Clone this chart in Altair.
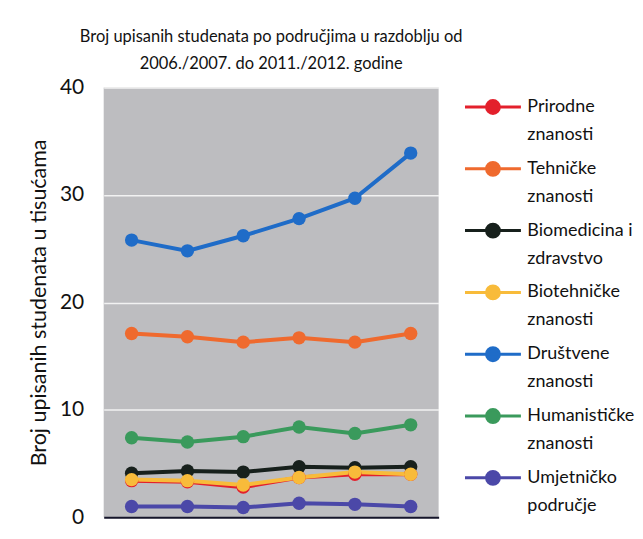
import altair as alt
import pandas as pd

years = ["2006./2007.", "2007./2008.", "2008./2009.", "2009./2010.", "2010./2011.", "2011./2012."]
series = ["Prirodne znanosti", "Tehničke znanosti", "Biomedicina i zdravstvo",
          "Biotehničke znanosti", "Društvene znanosti", "Humanističke znanosti",
          "Umjetničko područje"]
colors = ["#e3202c", "#ef6a2e", "#17201c", "#f8bb3a", "#1f6cc8", "#3a9a5c", "#4b48a8"]

prirodne = [3.4, 3.3, 2.8, 3.7, 4.0, 4.0]
tehnicke = [17.1, 16.8, 16.3, 16.7, 16.3, 17.1]
biomedicina = [4.1, 4.3, 4.2, 4.7, 4.6, 4.7]
biotehnicke = [3.5, 3.4, 3.0, 3.7, 4.2, 4.0]
drustvene = [25.8, 24.8, 26.2, 27.8, 29.7, 33.9]
humanisticke = [7.4, 7.0, 7.5, 8.4, 7.8, 8.6]
umjetnicko = [1.0, 1.0, 0.9, 1.3, 1.2, 1.0]

values = [prirodne, tehnicke, biomedicina, biotehnicke, drustvene, humanisticke, umjetnicko]
rows = []
for s, vals in zip(series, values):
    for y, v in zip(years, vals):
        rows.append({"godina": y, "podrucje": s, "broj": v})
df = pd.DataFrame(rows)

FONT = "Lato"
# line with a circle, drawn wider than the legend's symbol box
symbol_path = ("M-1.87,0 L-0.43,0 A0.43,0.43 0 1,1 0.43,0 L1.87,0 "
               "M0.43,0 A0.43,0.43 0 1,1 -0.43,0 Z")

label_expr = ("datum.label == 'Biomedicina i zdravstvo' ? ['Biomedicina i', 'zdravstvo'] : "
              "split(datum.label, ' ')")

color = alt.Color(
    "podrucje:N",
    scale=alt.Scale(domain=series, range=colors),
    sort=series,
    legend=alt.Legend(
        title=None,
        orient="none",
        legendX=374,
        legendY=3,
        symbolType=symbol_path,
        symbolSize=900,
        symbolStrokeWidth=3,
        labelExpr=label_expr,
        labelFont=FONT,
        labelFontSize=18,
        labelColor="#111111",
        labelLimit=300,
        labelOffset=18,
        rowPadding=8,
        padding=0,
    ),
)

x = alt.X("godina:O", sort=years, scale=alt.Scale(type="point", padding=0.5),
          axis=alt.Axis(title=None, labels=False, ticks=False, domain=True,
                        domainColor="#15152a", domainWidth=2, grid=False))
y = alt.Y("broj:Q", scale=alt.Scale(domain=[0, 40]),
          axis=alt.Axis(title="Broj upisanih studenata u tisućama", values=[0, 10, 20, 30, 40],
                        domain=False, ticks=False, labelPadding=20, labelFontSize=21,
                        labelFont=FONT, labelColor="#111111", titleFont=FONT,
                        titleFontSize=21.5, titleFontWeight="normal", titleColor="#111111",
                        titlePadding=9, gridColor="#f2f2f2", gridWidth=1.5))

base = alt.Chart(df).encode(x=x, y=y, color=color, detail="podrucje:N")
lines = base.mark_line(strokeWidth=4)
points = base.mark_point(filled=True, size=180, opacity=1)

chart = (lines + points).properties(
    width=336, height=431,
    title=alt.TitleParams(
        ["Broj upisanih studenata po područjima u razdoblju od",
         "2006./2007. do 2011./2012. godine"],
        font=FONT, fontSize=16.5, fontWeight="normal", color="#111111",
        anchor="middle", lineHeight=27, offset=4,
    ),
    padding={"left": 20, "top": 20, "right": 0, "bottom": 0},
).configure(
    view=alt.ViewConfig(fill="#bdbdc0", stroke=None),
    style={"guide-label": {"lineHeight": 28}},
)

chart.save("out.html", embed_options={"renderer": "svg", "actions": False})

-=-=-=-=-

Reproduce the whole listing word for word, setting aside any pictures.

SOLUTION BELOW
Clone this chart in Altair.
import altair as alt
import pandas as pd

years = ["2006./2007.", "2007./2008.", "2008./2009.", "2009./2010.", "2010./2011.", "2011./2012."]
series = ["Prirodne znanosti", "Tehničke znanosti", "Biomedicina i zdravstvo",
          "Biotehničke znanosti", "Društvene znanosti", "Humanističke znanosti",
          "Umjetničko područje"]
colors = ["#e3202c", "#ef6a2e", "#17201c", "#f8bb3a", "#1f6cc8", "#3a9a5c", "#4b48a8"]

prirodne = [3.4, 3.3, 2.8, 3.7, 4.0, 4.0]
tehnicke = [17.1, 16.8, 16.3, 16.7, 16.3, 17.1]
biomedicina = [4.1, 4.3, 4.2, 4.7, 4.6, 4.7]
biotehnicke = [3.5, 3.4, 3.0, 3.7, 4.2, 4.0]
drustvene = [25.8, 24.8, 26.2, 27.8, 29.7, 33.9]
humanisticke = [7.4, 7.0, 7.5, 8.4, 7.8, 8.6]
umjetnicko = [1.0, 1.0, 0.9, 1.3, 1.2, 1.0]

values = [prirodne, tehnicke, biomedicina, biotehnicke, drustvene, humanisticke, umjetnicko]
rows = []
for s, vals in zip(series, values):
    for y, v in zip(years, vals):
        rows.append({"godina": y, "podrucje": s, "broj": v})
df = pd.DataFrame(rows)

FONT = "Lato"
# line with a circle, drawn wider than the legend's symbol box
symbol_path = ("M-1.87,0 L-0.43,0 A0.43,0.43 0 1,1 0.43,0 L1.87,0 "
               "M0.43,0 A0.43,0.43 0 1,1 -0.43,0 Z")

label_expr = ("datum.label == 'Biomedicina i zdravstvo' ? ['Biomedicina i', 'zdravstvo'] : "
              "split(datum.label, ' ')")

color = alt.Color(
    "podrucje:N",
    scale=alt.Scale(domain=series, range=colors),
    sort=series,
    legend=alt.Legend(
        title=None,
        orient="none",
        legendX=374,
        legendY=3,
        symbolType=symbol_path,
        symbolSize=900,
        symbolStrokeWidth=3,
        labelExpr=label_expr,
        labelFont=FONT,
        labelFontSize=18,
        labelColor="#111111",
        labelLimit=300,
        labelOffset=18,
        rowPadding=8,
        padding=0,
    ),
)

x = alt.X("godina:O", sort=years, scale=alt.Scale(type="point", padding=0.5),
          axis=alt.Axis(title=None, labels=False, ticks=False, domain=True,
                        domainColor="#15152a", domainWidth=2, grid=False))
y = alt.Y("broj:Q", scale=alt.Scale(domain=[0, 40]),
          axis=alt.Axis(title="Broj upisanih studenata u tisućama", values=[0, 10, 20, 30, 40],
                        domain=False, ticks=False, labelPadding=20, labelFontSize=21,
                        labelFont=FONT, labelColor="#111111", titleFont=FONT,
                        titleFontSize=21.5, titleFontWeight="normal", titleColor="#111111",
                        titlePadding=9, gridColor="#f2f2f2", gridWidth=1.5))

base = alt.Chart(df).encode(x=x, y=y, color=color, detail="podrucje:N")
lines = base.mark_line(strokeWidth=4)
points = base.mark_point(filled=True, size=180, opacity=1)

chart = (lines + points).properties(
    width=336, height=431,
    title=alt.TitleParams(
        ["Broj upisanih studenata po područjima u razdoblju od",
         "2006./2007. do 2011./2012. godine"],
        font=FONT, fontSize=16.5, fontWeight="normal", color="#111111",
        anchor="middle", lineHeight=27, offset=4,
    ),
    padding={"left": 20, "top": 20, "right": 0, "bottom": 0},
).configure(
    view=alt.ViewConfig(fill="#bdbdc0", stroke=None),
    style={"guide-label": {"lineHeight": 28}},
)

chart.save("out.html", embed_options={"renderer": "svg", "actions": False})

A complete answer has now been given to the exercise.